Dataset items
>> begin

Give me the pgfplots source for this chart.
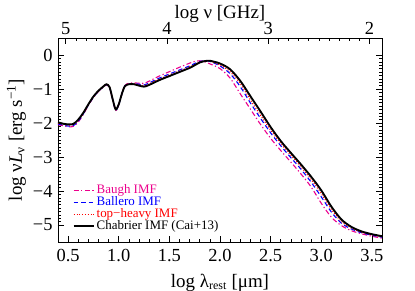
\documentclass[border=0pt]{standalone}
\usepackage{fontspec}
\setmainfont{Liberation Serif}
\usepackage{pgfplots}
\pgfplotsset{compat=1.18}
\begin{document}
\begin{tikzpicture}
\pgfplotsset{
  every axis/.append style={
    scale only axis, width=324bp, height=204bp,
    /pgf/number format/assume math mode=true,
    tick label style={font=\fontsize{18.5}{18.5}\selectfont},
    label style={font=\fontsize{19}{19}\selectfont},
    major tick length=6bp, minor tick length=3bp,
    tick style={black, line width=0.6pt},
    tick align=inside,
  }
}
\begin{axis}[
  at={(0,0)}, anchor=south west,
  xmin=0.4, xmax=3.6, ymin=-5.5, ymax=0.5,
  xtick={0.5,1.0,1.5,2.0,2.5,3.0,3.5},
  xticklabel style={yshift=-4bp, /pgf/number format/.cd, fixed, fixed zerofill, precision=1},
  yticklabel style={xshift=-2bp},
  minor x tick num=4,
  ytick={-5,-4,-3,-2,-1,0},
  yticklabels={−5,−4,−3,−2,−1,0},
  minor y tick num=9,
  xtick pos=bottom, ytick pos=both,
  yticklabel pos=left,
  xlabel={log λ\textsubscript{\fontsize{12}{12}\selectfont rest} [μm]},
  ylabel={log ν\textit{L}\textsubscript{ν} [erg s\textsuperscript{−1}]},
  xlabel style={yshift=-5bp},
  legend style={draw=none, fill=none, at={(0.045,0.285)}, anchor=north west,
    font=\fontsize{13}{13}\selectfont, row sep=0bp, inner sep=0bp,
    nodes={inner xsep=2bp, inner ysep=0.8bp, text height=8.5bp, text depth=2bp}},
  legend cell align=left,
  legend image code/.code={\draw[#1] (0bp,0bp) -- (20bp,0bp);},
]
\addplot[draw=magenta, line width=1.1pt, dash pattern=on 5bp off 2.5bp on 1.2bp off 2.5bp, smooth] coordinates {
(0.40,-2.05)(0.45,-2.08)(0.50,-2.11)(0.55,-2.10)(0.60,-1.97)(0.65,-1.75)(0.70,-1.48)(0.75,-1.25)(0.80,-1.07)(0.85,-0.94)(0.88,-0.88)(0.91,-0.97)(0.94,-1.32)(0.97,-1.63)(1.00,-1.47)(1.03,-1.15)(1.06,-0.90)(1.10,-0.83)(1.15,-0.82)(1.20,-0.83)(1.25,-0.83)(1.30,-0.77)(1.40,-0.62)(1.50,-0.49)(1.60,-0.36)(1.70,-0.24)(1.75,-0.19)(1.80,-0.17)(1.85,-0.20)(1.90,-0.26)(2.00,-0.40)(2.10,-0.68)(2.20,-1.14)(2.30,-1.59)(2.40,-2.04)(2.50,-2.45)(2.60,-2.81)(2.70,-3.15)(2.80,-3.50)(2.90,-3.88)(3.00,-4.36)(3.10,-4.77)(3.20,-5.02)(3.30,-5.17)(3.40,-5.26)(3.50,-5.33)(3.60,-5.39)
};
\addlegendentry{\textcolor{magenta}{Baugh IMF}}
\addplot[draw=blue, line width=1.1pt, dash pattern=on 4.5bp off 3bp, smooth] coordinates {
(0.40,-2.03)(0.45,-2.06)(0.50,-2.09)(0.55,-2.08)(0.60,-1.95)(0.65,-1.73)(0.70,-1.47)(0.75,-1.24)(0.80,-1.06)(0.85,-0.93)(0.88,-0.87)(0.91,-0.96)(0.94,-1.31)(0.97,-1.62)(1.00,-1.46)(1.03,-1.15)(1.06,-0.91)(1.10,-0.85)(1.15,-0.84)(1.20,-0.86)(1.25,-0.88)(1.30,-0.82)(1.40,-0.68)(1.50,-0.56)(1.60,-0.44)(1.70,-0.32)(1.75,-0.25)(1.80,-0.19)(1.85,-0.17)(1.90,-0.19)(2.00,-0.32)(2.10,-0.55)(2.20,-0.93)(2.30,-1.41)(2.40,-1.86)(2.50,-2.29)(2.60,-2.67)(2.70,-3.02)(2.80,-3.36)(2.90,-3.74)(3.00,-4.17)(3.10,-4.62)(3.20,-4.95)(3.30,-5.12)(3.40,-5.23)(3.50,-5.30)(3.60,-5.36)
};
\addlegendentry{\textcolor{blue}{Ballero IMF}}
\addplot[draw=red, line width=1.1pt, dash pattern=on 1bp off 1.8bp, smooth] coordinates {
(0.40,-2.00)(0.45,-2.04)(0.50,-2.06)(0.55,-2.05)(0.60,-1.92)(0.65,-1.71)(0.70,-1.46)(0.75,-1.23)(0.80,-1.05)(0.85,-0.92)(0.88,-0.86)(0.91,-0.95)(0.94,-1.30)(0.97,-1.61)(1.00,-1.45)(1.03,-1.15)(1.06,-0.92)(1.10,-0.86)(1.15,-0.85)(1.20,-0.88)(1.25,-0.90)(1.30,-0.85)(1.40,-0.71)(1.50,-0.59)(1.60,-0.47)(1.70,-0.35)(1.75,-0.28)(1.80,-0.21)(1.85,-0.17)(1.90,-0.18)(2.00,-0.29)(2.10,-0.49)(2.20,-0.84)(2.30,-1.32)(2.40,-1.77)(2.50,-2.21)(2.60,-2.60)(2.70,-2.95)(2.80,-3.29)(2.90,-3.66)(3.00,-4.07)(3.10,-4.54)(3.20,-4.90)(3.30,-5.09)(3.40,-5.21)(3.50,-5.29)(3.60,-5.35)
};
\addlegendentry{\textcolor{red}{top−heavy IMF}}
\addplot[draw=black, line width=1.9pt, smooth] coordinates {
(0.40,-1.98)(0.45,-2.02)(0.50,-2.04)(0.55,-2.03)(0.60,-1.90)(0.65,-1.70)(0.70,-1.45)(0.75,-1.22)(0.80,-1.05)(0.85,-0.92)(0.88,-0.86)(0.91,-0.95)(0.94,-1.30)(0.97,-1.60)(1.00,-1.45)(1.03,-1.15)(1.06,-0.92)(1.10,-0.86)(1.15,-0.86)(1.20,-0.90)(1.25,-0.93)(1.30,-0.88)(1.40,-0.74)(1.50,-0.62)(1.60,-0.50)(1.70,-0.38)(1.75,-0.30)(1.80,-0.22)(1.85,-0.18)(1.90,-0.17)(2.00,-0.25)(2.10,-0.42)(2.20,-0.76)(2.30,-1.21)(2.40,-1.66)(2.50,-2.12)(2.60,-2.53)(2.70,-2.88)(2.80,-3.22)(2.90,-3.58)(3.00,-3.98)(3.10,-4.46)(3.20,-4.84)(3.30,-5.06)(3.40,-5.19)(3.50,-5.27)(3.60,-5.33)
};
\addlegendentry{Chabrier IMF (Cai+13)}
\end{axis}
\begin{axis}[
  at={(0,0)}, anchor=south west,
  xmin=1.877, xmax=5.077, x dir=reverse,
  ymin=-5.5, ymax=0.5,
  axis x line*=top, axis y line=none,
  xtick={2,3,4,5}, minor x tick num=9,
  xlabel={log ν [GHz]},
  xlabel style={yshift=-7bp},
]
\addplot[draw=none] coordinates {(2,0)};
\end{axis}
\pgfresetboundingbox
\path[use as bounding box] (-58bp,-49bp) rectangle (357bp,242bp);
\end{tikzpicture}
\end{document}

>> end
>> begin

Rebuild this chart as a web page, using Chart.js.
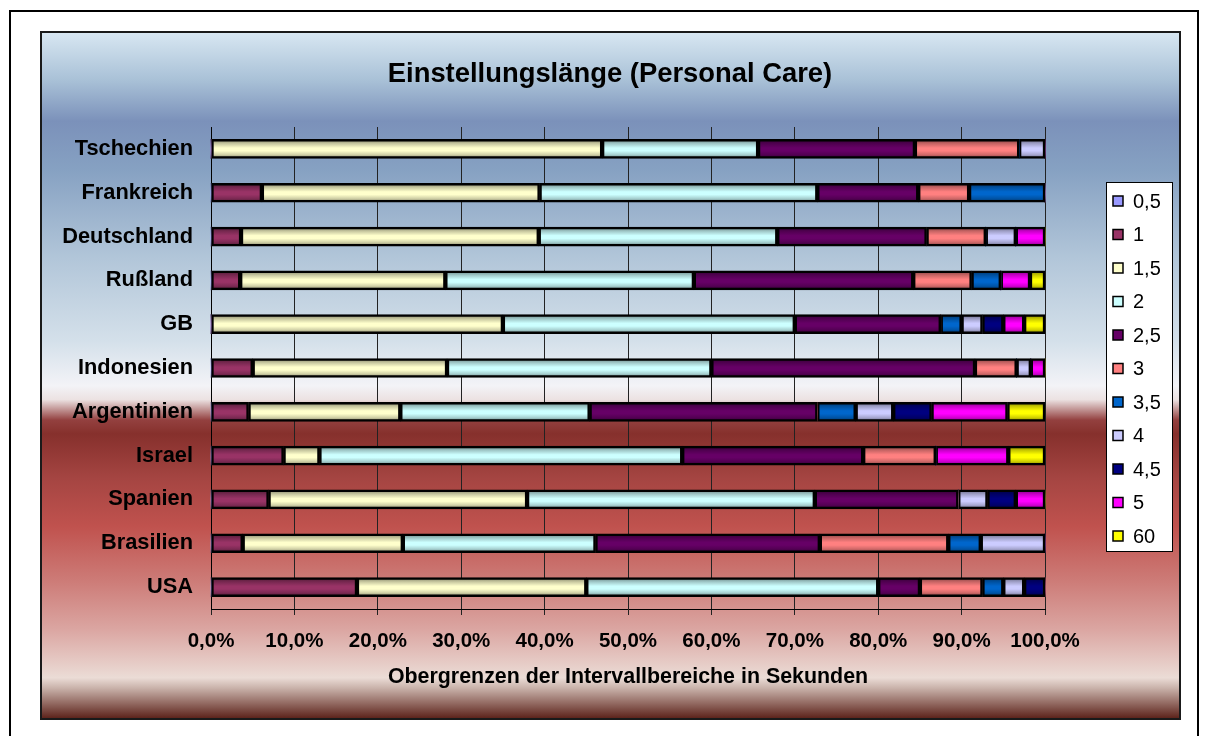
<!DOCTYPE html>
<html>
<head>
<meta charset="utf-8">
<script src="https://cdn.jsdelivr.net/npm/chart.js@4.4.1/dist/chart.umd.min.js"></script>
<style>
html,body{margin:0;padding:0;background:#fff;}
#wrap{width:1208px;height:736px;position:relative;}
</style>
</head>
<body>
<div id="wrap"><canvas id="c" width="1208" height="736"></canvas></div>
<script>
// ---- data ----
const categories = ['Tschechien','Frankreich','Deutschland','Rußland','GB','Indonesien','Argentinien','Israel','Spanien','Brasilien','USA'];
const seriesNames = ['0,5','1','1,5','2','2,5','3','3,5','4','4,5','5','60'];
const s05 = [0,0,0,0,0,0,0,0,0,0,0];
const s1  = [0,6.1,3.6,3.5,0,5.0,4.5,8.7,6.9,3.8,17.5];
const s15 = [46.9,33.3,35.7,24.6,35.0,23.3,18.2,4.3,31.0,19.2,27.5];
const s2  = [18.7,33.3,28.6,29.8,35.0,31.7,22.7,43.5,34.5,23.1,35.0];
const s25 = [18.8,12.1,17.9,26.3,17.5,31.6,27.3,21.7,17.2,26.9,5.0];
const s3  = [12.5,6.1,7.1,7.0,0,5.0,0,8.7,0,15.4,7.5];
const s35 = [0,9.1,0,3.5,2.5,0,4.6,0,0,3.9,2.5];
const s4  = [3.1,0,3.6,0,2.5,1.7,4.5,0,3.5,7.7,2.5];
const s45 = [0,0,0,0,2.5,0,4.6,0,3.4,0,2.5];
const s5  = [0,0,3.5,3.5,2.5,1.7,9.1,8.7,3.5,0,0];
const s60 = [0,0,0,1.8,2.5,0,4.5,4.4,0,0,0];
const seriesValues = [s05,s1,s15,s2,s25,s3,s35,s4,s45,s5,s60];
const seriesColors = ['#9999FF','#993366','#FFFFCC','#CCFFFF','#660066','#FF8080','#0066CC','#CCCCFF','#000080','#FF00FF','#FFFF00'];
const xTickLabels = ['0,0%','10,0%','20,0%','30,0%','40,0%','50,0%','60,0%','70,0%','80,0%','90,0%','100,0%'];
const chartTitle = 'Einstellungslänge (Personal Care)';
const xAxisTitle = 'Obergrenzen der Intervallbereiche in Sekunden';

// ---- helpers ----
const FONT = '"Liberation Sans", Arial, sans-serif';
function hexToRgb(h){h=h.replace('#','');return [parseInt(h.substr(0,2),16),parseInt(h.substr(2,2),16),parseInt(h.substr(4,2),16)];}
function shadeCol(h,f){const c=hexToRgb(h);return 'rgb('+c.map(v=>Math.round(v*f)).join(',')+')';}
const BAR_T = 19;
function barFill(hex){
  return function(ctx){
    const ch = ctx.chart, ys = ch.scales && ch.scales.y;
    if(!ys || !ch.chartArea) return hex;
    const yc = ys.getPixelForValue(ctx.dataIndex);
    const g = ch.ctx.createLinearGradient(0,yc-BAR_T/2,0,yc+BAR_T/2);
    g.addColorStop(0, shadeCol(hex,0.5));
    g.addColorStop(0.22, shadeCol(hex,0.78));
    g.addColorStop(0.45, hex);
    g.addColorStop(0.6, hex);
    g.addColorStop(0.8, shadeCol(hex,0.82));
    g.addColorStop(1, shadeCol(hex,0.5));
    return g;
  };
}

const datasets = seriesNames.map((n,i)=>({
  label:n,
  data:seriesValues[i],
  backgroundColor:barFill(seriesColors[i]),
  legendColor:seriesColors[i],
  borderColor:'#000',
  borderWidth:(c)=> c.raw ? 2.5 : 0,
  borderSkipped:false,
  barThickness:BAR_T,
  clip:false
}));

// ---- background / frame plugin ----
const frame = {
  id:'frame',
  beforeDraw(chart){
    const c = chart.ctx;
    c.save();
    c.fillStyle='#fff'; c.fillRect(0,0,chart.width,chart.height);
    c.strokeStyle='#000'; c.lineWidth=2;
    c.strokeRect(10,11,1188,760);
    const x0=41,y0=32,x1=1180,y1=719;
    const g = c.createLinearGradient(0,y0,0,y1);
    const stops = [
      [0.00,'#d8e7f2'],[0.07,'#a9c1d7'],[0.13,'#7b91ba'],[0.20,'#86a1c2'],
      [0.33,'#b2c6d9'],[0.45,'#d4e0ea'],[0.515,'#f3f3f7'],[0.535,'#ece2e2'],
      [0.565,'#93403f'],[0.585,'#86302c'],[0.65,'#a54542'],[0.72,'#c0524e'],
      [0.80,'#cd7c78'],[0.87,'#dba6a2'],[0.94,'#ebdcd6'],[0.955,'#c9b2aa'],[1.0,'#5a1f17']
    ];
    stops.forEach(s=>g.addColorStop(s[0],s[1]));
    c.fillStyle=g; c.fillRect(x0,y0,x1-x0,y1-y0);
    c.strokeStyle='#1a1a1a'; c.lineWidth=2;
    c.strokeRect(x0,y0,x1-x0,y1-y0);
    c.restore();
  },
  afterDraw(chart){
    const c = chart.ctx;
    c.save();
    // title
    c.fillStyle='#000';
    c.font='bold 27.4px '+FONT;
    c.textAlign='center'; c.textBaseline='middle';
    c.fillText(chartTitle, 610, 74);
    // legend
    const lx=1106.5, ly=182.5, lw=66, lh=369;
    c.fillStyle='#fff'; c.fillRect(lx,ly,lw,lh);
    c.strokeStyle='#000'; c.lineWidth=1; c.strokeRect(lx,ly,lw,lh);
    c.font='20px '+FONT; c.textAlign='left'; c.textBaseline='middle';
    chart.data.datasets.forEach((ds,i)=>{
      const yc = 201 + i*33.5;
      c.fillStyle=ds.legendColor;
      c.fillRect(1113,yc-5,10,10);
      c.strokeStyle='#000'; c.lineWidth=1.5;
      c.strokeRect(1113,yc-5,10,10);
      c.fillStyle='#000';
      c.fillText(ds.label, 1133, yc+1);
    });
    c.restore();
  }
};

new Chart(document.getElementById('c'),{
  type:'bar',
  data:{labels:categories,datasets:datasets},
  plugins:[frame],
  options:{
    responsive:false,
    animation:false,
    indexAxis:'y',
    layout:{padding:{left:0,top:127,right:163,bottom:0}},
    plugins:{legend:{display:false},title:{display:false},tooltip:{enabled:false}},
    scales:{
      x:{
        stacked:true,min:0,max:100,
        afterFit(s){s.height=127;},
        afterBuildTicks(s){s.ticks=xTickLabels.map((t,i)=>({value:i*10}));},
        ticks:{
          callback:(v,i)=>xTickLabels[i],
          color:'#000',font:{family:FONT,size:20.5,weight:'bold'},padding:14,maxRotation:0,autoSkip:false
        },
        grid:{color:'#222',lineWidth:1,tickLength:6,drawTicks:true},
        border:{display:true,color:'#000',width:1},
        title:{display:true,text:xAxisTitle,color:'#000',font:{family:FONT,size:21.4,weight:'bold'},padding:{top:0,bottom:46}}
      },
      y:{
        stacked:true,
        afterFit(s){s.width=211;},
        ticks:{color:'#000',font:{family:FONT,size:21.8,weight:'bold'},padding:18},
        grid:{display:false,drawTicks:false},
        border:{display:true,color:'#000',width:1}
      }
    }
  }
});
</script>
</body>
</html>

>> end

» WHAT THE TASK REQUIRES: Every line in the data above that contains "this" needs to be copied.

» RIGHT ANSWER:
Give me the pgfplots source for this chart.
Rebuild this chart as a web page, using Chart.js.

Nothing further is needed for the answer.